With the kids back in school, it’s so important for me to make sure I get to bed early enough for the early morning grind. I’m not a morning person, so getting enough sleep makes me a little more pleasant to be around when I wake up.

For now, I try and hit the pillow by 10 pm. Depending on the morning, wake-up time is either 6 or 6:30 am and I function best when I’ve gotten 8-9 hours rest.

Even though my Fitbit doesn’t quite calculate my sleep time as that long, I remember Deepack Chopra explaining once that it doesn’t matter if you’re actually “sleeping.” So long as you’re in a restful pose, you’re benefiting. Hence, I no longer stress too much if I find myself waking up and having difficulty falling back to sleep.

I know it’s easy to fill up the evening with last-minute tidying up and chores (and there was a time where I tried to have the kitchen cleaned every night so I wouldn’t wake up to a mess).

However, for me, I realized it was better to save that sort of thing for the morning because cleaning up is a stimulating task for me and it was impacting my ability to wind down before bed.

The point I’m trying to make is that it’s okay to go to bed early regardless of if you completed your to-do list. The more you rest, the more productive you can be the following day – if that’s your objective.

For me, prioritizing sleep is needed for me to avoid feeling overwhelmed and stressed out. If I’m well-rested, the mess doesn’t annoy me as much. I can think more clearly and I have more energy to do all the mom things required of me. I’m less likely to snap at my children and my days are just brighter overall.

If you’re looking to get into a better bedtime rhythm, you might enjoy this post:

These 4 Bedtime Tips Will Help You (and Your Kids) End Your Day Peacefully

For me, prioritizing sleep is needed for me to avoid feeling overwhelmed and stressed out.

Final thoughts

To recap, here are the three daily habits I practice to help me stay sane:

  1. Practicing daily yoga
  2. Avoiding my phone before bed
  3. Keeping a consistent bedtime

I think that when it comes to stress management as a mom, consistency is key. Find what self-care habits work for you. Then, set out to practice them regularly.

Stress in today’s world is a constant, which means we need to constantly do things to counter it. Otherwise, it builds up in our minds and our bodies.

By consistently doing things to release stress, I’m preventing the stress from building up. I’m being proactive. I’m not waiting to have a meltdown before taking time for myself. My objective is to consistently care for myself so that I can avoid the meltdown and reduce the chances of hitting a funk.

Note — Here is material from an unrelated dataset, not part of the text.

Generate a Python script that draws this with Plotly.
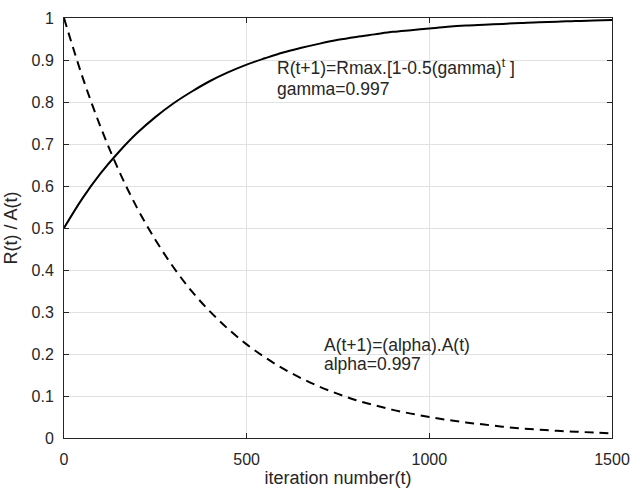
import plotly.graph_objects as go

# iteration numbers (sampled every 50)
t_vals = [0, 50, 100, 150, 200, 250, 300, 350, 400, 450, 500, 550, 600, 650, 700,
          750, 800, 850, 900, 950, 1000, 1050, 1100, 1150, 1200, 1250, 1300, 1350,
          1400, 1450, 1500]
# R(t) curve
r_vals = [0.500, 0.570, 0.630, 0.681, 0.726, 0.764, 0.797, 0.825, 0.850, 0.871,
          0.889, 0.904, 0.918, 0.929, 0.939, 0.948, 0.955, 0.961, 0.967, 0.971,
          0.975, 0.979, 0.982, 0.984, 0.986, 0.988, 0.990, 0.991, 0.993, 0.994, 0.995]
# A(t) curve
a_vals = [1.000, 0.861, 0.741, 0.637, 0.548, 0.472, 0.406, 0.349, 0.301, 0.259,
          0.223, 0.192, 0.165, 0.142, 0.122, 0.105, 0.090, 0.078, 0.067, 0.058,
          0.050, 0.043, 0.037, 0.032, 0.027, 0.023, 0.020, 0.017, 0.015, 0.013, 0.011]

x_ticks = [0, 500, 1000, 1500]
y_ticks = [0, 0.1, 0.2, 0.3, 0.4, 0.5, 0.6, 0.7, 0.8, 0.9, 1]
y_tick_labels = ["0", "0.1", "0.2", "0.3", "0.4", "0.5", "0.6", "0.7", "0.8", "0.9", "1"]

FONT = "Liberation Sans, Arial, sans-serif"
TXT = "#262626"

fig = go.Figure()
fig.add_trace(go.Scatter(x=t_vals, y=r_vals, mode="lines", line_shape="spline",
                         line=dict(color="black", width=2), showlegend=False))
fig.add_trace(go.Scatter(x=t_vals, y=a_vals, mode="lines", line_shape="spline",
                         line=dict(color="black", width=2, dash="9px,6px"), showlegend=False))

ann_font = dict(family=FONT, size=17.5, color=TXT)
fig.add_annotation(x=577, y=0.883, xref="x", yref="y", xanchor="left", yanchor="middle",
                   text="R(t+1)=Rmax.[1-0.5(gamma)<sup>t</sup> ]", showarrow=False,
                   font=ann_font)
fig.add_annotation(x=577, y=0.831, xref="x", yref="y", xanchor="left", yanchor="middle",
                   text="gamma=0.997", showarrow=False, font=ann_font)
fig.add_annotation(x=707, y=0.222, xref="x", yref="y", xanchor="left", yanchor="middle",
                   text="A(t+1)=(alpha).A(t)", showarrow=False, font=ann_font)
fig.add_annotation(x=707, y=0.176, xref="x", yref="y", xanchor="left", yanchor="middle",
                   text="alpha=0.997", showarrow=False, font=ann_font)

axis_common = dict(showline=True, linecolor=TXT, linewidth=1, mirror="ticks",
                   ticks="inside", ticklen=5, tickcolor=TXT, showgrid=True,
                   gridcolor="#e1e1e1", gridwidth=1, zeroline=False,
                   tickfont=dict(family=FONT, size=16, color=TXT))

fig.update_xaxes(range=[0, 1500], tickvals=x_ticks, ticklabelstandoff=7,
                 title=dict(text="iteration number(t)", font=dict(family=FONT, size=18, color=TXT),
                            standoff=4),
                 **axis_common)
fig.update_yaxes(range=[0, 1], tickvals=y_ticks, ticktext=y_tick_labels, ticklabelstandoff=6,
                 title=dict(text="R(t) / A(t)", font=dict(family=FONT, size=18, color=TXT),
                            standoff=9),
                 **axis_common)

fig.update_layout(width=640, height=496, margin=dict(l=63, r=21, t=10, b=58),
                  plot_bgcolor="white", paper_bgcolor="white")

fig.write_html("out.html")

Because if there’s anything I know, it is that I can’t protect myself from experiencing stressful events. It’s impossible to eliminate stress entirely. Instead, I must learn to live with it, learn to work around it, and build up some resiliency.

Daily self-care practices can help you do that, too. They can help you build up some resiliency so that the next time you’re having an unusually stressful day, you can handle it gracefully.

Is it hard to prioritize yourself? Yes.

But you can do hard things. I believe in you.